Marks & Spencer has been granted permission by the High Court to apply for a Judicial Review of the refusal for planning permission in regards to the redevelopment of its Marble Arch store in London.
The Secretary of State for Levelling Up, Housing and Communities, Michael Gove, denied the retailer’s request to demolish the building in July 2023 following a lengthy two year legal battle surrounding the issue.
Marks & Spencer had initially been granted permission to knock down the historic location and replace it with a modernised set up, however after heightened scrutiny surrounding the plans came through from environmental groups, Gove got involved in the proceedings.
According to the British politician and various critics, the move could cause potential harm to nearby landmarks, including the Grade II-listed Selfridges building, while the department store had further been accused of failing to consider the reuse of existing resources.

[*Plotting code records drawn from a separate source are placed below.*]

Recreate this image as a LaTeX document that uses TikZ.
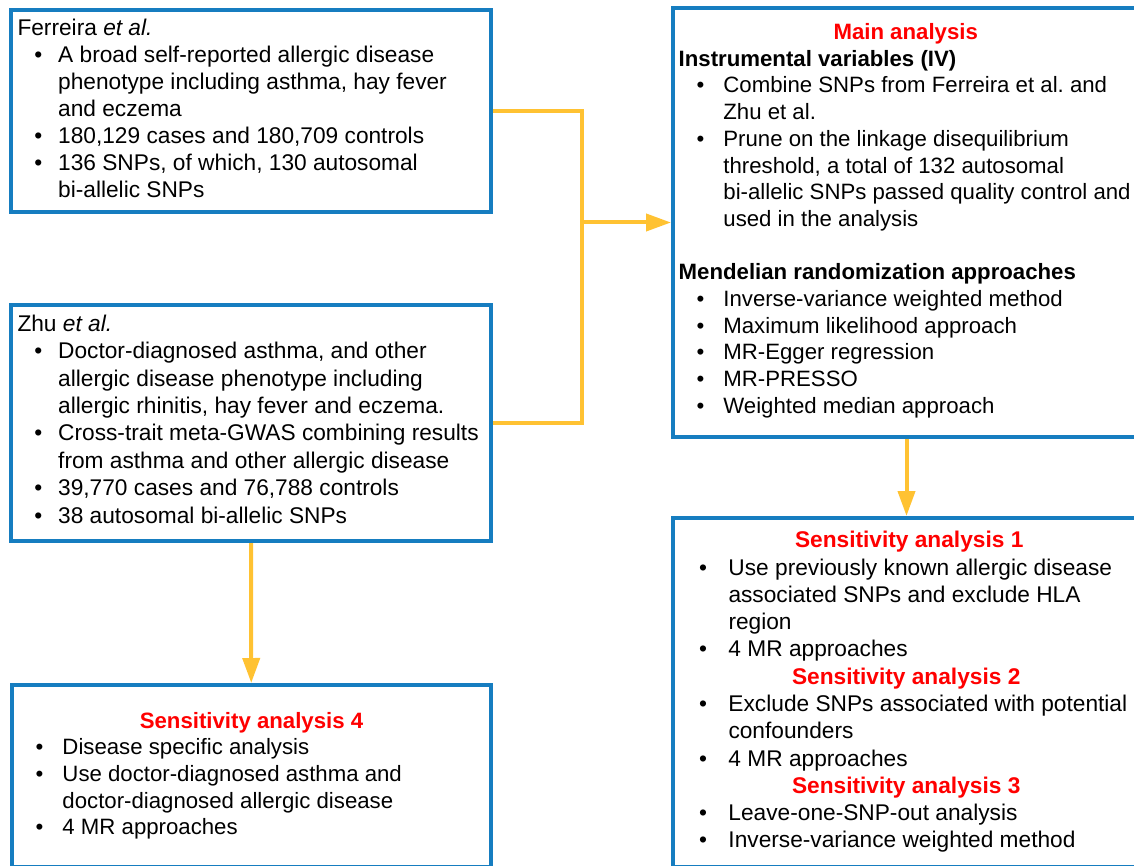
\documentclass[tikz,border=0pt]{standalone}
\usepackage{fontspec}
\setmainfont{Liberation Sans}
\usetikzlibrary{arrows.meta}
\frenchspacing
\definecolor{boxblue}{RGB}{22,125,192}
\definecolor{linkgold}{RGB}{255,194,50}
\definecolor{titlered}{RGB}{255,0,0}
\newcommand\bul[1]{\makebox[\bw][l]{\hspace*{\bo}\textbullet}#1}
\newcommand\cnt[1]{\hspace*{\bw}#1}
\newcommand\ctr[2]{\hspace*{#1}\makebox[0pt][c]{#2}}
\newcommand\rtitle[1]{\textcolor{titlered}{\textbf{#1}}}
\tikzset{
  panel/.style={draw=boxblue, line width=4pt, inner sep=0pt, miter limit=10},
  txt/.style={anchor=north west, inner sep=0pt, align=left, text=black},
  link/.style={draw=linkgold, line width=4pt},
  linkarrow/.style={link, -{Triangle[length=25pt,width=17pt]}},
}
\begin{document}
\begin{tikzpicture}[x=1pt,y=-1pt]
\useasboundingbox (0,0) rectangle (1134,866);
\clip (0,0) rectangle (1134,866);
% boxes
\node[panel, minimum width=479.4pt, minimum height=202pt] (ferreira) at (251,111.5) {};
\node[panel, minimum width=480pt, minimum height=236pt] (zhu) at (251,423) {};
\node[panel, minimum width=479.5pt, minimum height=182pt] (sa4) at (251.25,776) {};
\node[panel, minimum width=467pt, minimum height=429pt] (main) at (906.5,222.5) {};
\node[panel, minimum width=467pt, minimum height=349pt] (sens) at (906.5,692.5) {};
% texts
\node[txt, font={\fontsize{22.7}{27.1}\selectfont\frenchspacing\def\bw{40.7pt}\def\bo{16.8pt}}] (ftext) at (17.3,15) {%
\rule{0pt}{20pt}Ferreira \textit{et al.}\\
\bul{A broad self-reported allergic disease}\\
\cnt{phenotype including asthma, hay fever}\\
\cnt{and eczema}\\
\bul{180,129 cases and 180,709 controls}\\
\bul{136 SNPs, of which, 130 autosomal}\\
\cnt{bi-allelic SNPs}};
\node[txt, font={\fontsize{22.7}{27.4}\selectfont\frenchspacing\def\bw{40.7pt}\def\bo{16.8pt}}] (ztext) at (17.3,311) {%
\rule{0pt}{20pt}Zhu \textit{et al.}\\
\bul{Doctor-diagnosed asthma, and other}\\
\cnt{allergic disease phenotype including}\\
\cnt{allergic rhinitis, hay fever and eczema.}\\
\bul{Cross-trait meta-GWAS combining results}\\
\cnt{from asthma and other allergic disease}\\
\bul{39,770 cases and 76,788 controls}\\
\bul{38 autosomal bi-allelic SNPs}};
\node[txt, font={\fontsize{22.2}{26.7}\selectfont\frenchspacing\def\bw{44.7pt}\def\bo{17.8pt}}] (mtext) at (678.5,19.3) {%
\rule{0pt}{20pt}\ctr{227pt}{\rtitle{Main analysis}}\\
\textbf{Instrumental variables (IV)}\\
\bul{Combine SNPs from Ferreira et al. and}\\
\cnt{Zhu et al.}\\
\bul{Prune on the linkage disequilibrium}\\
\cnt{threshold, a total of 132 autosomal}\\
\cnt{bi-allelic SNPs passed quality control and}\\
\cnt{used in the analysis}\\[26.7pt]
\textbf{Mendelian randomization approaches}\\
\bul{Inverse-variance weighted method}\\
\bul{Maximum likelihood approach}\\
\bul{MR-Egger regression}\\
\bul{MR-PRESSO}\\
\bul{Weighted median approach}};
\node[txt, font={\fontsize{22.7}{27.27}\selectfont\frenchspacing\def\bw{29.5pt}\def\bo{0pt}}] (stext) at (698.8,527.7) {%
\rule{0pt}{20pt}\ctr{210.2pt}{\rtitle{Sensitivity analysis 1}}\\
\bul{Use previously known allergic disease}\\
\cnt{associated SNPs and exclude HLA}\\
\cnt{region}\\
\bul{4 MR approaches}\\
\ctr{207.2pt}{\rtitle{Sensitivity analysis 2}}\\
\bul{Exclude SNPs associated with potential}\\
\cnt{confounders}\\
\bul{4 MR approaches}\\
\ctr{207.2pt}{\rtitle{Sensitivity analysis 3}}\\
\bul{Leave-one-SNP-out analysis}\\
\bul{Inverse-variance weighted method}};
\node[txt, font={\fontsize{22.2}{26.6}\selectfont\frenchspacing\def\bw{26.9pt}\def\bo{0pt}}] (s4text) at (35.4,708) {%
\rule{0pt}{20pt}\ctr{215.9pt}{\rtitle{Sensitivity analysis 4}}\\
\bul{Disease specific analysis}\\
\bul{Use doctor-diagnosed asthma and}\\
\cnt{doctor-diagnosed allergic disease}\\
\bul{4 MR approaches}};
% connectors
\coordinate (junction) at (582,222.5);
\draw[link] (ferreira.east) -| (junction) |- (zhu.east);
\draw[linkarrow] (junction) -- (main.west);
\draw[linkarrow] (main.south) -- (sens.north);
\draw[linkarrow] (zhu.south) -- (sa4.north);
\end{tikzpicture}
\end{document}
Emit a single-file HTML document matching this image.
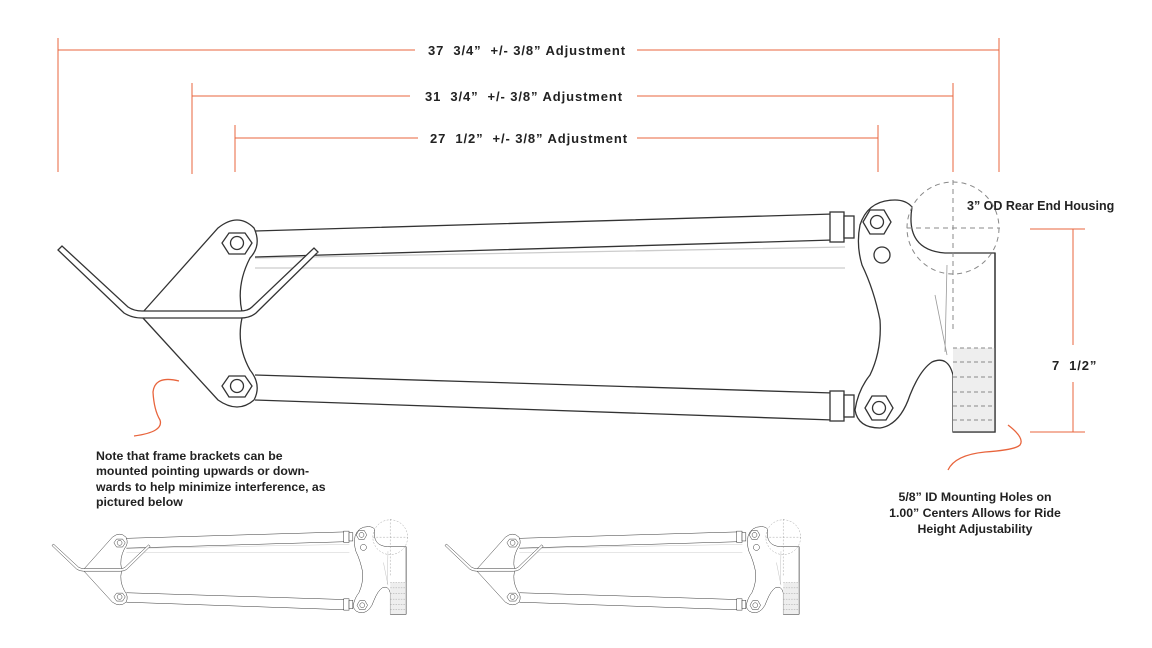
<!DOCTYPE html>
<html><head><style>
body{margin:0;background:#fff;}
svg{display:block;font-family:"Liberation Sans",sans-serif;}
.t{font-weight:bold;font-size:13px;fill:#222;letter-spacing:0.9px;}
.h{font-weight:bold;font-size:12.5px;fill:#222;}
.n{font-weight:bold;font-size:12.3px;fill:#222;}
</style></head><body>
<svg width="1152" height="648" viewBox="0 0 1152 648">
<defs>
<g id="part" fill="none" stroke="#333" stroke-width="1.3">
  <path d="M255 258 L845 247 M255 268 L845 268" stroke="#ccc"/>
  <path d="M255 231 L833 214 M255 257 L833 240" />
  <rect x="830" y="212" width="14" height="30" fill="#fff"/>
  <rect x="844" y="216" width="10" height="22" fill="#fff"/>
  <path d="M255 375 L833 393 M255 400 L833 420"/>
  <rect x="830" y="391" width="14" height="30" fill="#fff"/>
  <rect x="844" y="395" width="10" height="22" fill="#fff"/>
  <path d="M143 312 L218 228 Q238 212 254 228 Q262 245 250 258 Q236 285 242 312 M143 318 L218 400 Q238 414 254 400 Q262 385 250 370 Q236 345 242 318" fill="#fff"/>
  <path d="M58 250 L62 246 L128 307 Q134 311 142 311 L240 311 Q248 311 252 307 L314 248 L318 252 L256 313 Q250 318 240 318 L142 318 Q132 318 124 313 Z" fill="#fff"/>
  <polygon points="229,233 245,233 252,243 245,254 229,254 222,243" fill="#fff"/>
  <circle cx="237" cy="243" r="6.5"/>
  <polygon points="229,376 245,376 252,386 245,397 229,397 222,386" fill="#fff"/>
  <circle cx="237" cy="386" r="6.5"/>
  <path d="M860 225 Q868 200 895 200 Q906 200 912 207 Q905 250 945 253 L995 253 L995 432 L953 432 L953 375 Q948 355 932 362 Q920 370 910 395 Q900 425 880 428 Q858 428 855 410 Q858 390 870 375 Q882 350 880 320 Q874 290 862 265 Q856 245 860 225 Z" fill="#fff"/>
  <path d="M953 375 Q956 410 990 425" stroke-width="1"/>
  <rect x="953" y="348" width="42" height="84" fill="#eee" stroke="none"/>
  <path d="M953 348 L995 348 M953 362 L995 362 M953 377 L995 377 M953 392 L995 392 M953 406 L995 406 M953 420 L995 420" stroke="#888" stroke-dasharray="4 3" stroke-width="1"/>
  <path d="M995 253 L995 432 L953 432" />
  <path d="M935 295 L947 355 M947 265 L945 352" stroke="#999" stroke-width="0.8"/>
  <circle cx="953" cy="228" r="46" stroke="#888" stroke-dasharray="5 4" stroke-width="1"/>
  <path d="M953 180 L953 330 M907 228 L1000 228" stroke="#888" stroke-dasharray="5 4" stroke-width="1"/>
  <polygon points="870,210 884,210 891,222 884,234 870,234 863,222" fill="#fff"/>
  <circle cx="877" cy="222" r="6.5"/>
  <circle cx="882" cy="255" r="8"/>
  <polygon points="872,396 886,396 893,408 886,420 872,420 865,408" fill="#fff"/>
  <circle cx="879" cy="408" r="6.5"/>
</g>
</defs>

<g stroke="#e8643c" stroke-width="1" fill="none">
  <path d="M58 38 V172 M999 38 V172 M58 50 H415 M637 50 H999"/>
  <path d="M192 83 V174 M953 83 V172 M192 96 H410 M637 96 H953"/>
  <path d="M235 125 V172 M878 125 V172 M235 138 H418 M637 138 H878"/>
  <path d="M1030 229 H1085 M1030 432 H1085 M1073 229 V345 M1073 382 V432"/>
</g>
<text class="t" x="527" y="55" text-anchor="middle">37 &#160;3/4”  &#160;+/- 3/8”  Adjustment</text>
<text class="t" x="524" y="101" text-anchor="middle">31 &#160;3/4”  &#160;+/- 3/8”  Adjustment</text>
<text class="t" x="529" y="143" text-anchor="middle">27 &#160;1/2”  &#160;+/- 3/8”  Adjustment</text>
<text class="h" x="967" y="210">3” OD Rear End Housing</text>
<text class="t" x="1052" y="370">7 &#160;1/2”</text>

<use href="#part"/>

<g stroke="#e8643c" stroke-width="1.3" fill="none">
  <path d="M179 381 Q155 375 153 392 Q154 410 160 420 Q164 432 134 436"/>
  <path d="M1008 425 Q1025 438 1020 445 Q1015 450 985 452 Q955 455 948 470"/>
</g>

<text class="n"><tspan x="96" y="460">Note that frame brackets can be</tspan><tspan x="96" y="475">mounted pointing upwards or down-</tspan><tspan x="96" y="491">wards to help minimize interference, as</tspan><tspan x="96" y="506">pictured below</tspan></text>
<text class="n" text-anchor="middle"><tspan x="975" y="501">5/8” ID Mounting Holes on</tspan><tspan x="975" y="517">1.00” Centers Allows for Ride</tspan><tspan x="975" y="533">Height Adjustability</tspan></text>

<use href="#part" transform="translate(30 451) scale(0.378)"/>
<use href="#part" transform="translate(423 451) scale(0.378)"/>
</svg>
</body></html>
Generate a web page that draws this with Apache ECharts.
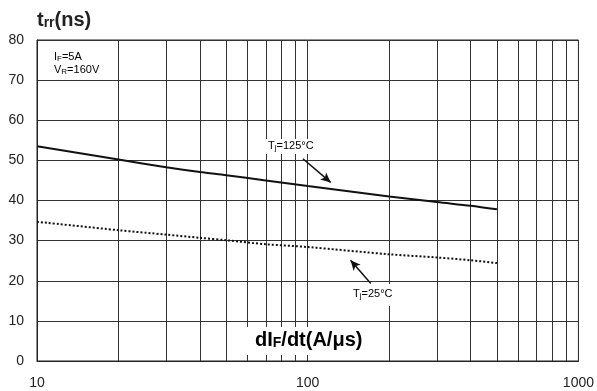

Marks & Spencer said that it had applied for the review as it believed Gove had wrongly interpreted and applied planning policy “to justify his rejection” of the scheme “on the grounds of heritage and environmental concerns”.
In a statement, the company’s chief executive Stuart Machin reaffirmed the stance that refurbishment of the existing store was not possible, and that the approval of the review was the first step in overturning the “senseless decision”.
Machin added: “With our investment and the amazing plans we have to transform the site into a modern, sustainable building it remains bewildering that we are again having to go through this after two years of support and approvals. But we will do everything necessary to secure a better future at Marble Arch for our local customers and community.”